At this point, the conversation takes a candid turn, where the interviewee is keen to hear more about my experience. It feels uncomfortable—it’s not commonplace in an interview—but here Daniel exhibits the true depths of his character and nature. “I was bugging out and my head was all over the place, but I couldn’t let it defeat me because I know that a lot worse has happened and can happen,” he admits. “When it happened to me, I was working on this film and I was thinking to myself that no one else on this production would ever have to experience that, and it’s lonely.” For a brief moment, we sit in silence and try to process the depths to which the conversation went. Daniel looks up and, to his right, he sees two black boys in school uniform who have undoubtedly recognised him as they seem excited. I tell him, “this is what it means to finally be seen,” and he smiles.

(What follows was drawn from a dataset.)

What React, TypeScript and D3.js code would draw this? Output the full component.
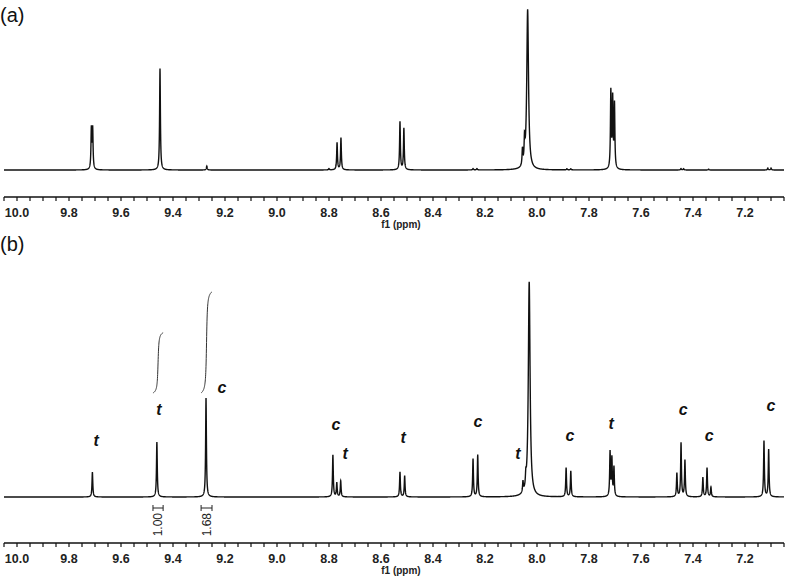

On the eve of the biggest moment in his career thus far with The Oscars on the horizon, Kaluuya is the black British creative reckoning—the new renaissance even. It’s been almost an hour and more people are starting to recognise who he is and just as we wrap, I ask Daniel what drives him to commit such dedication to his craft. He tells me, “You’ve got to be purposeful and truthful. And with the idea of storytelling, where a movie is often like a short story, you have to lean outward in order to put so much in.”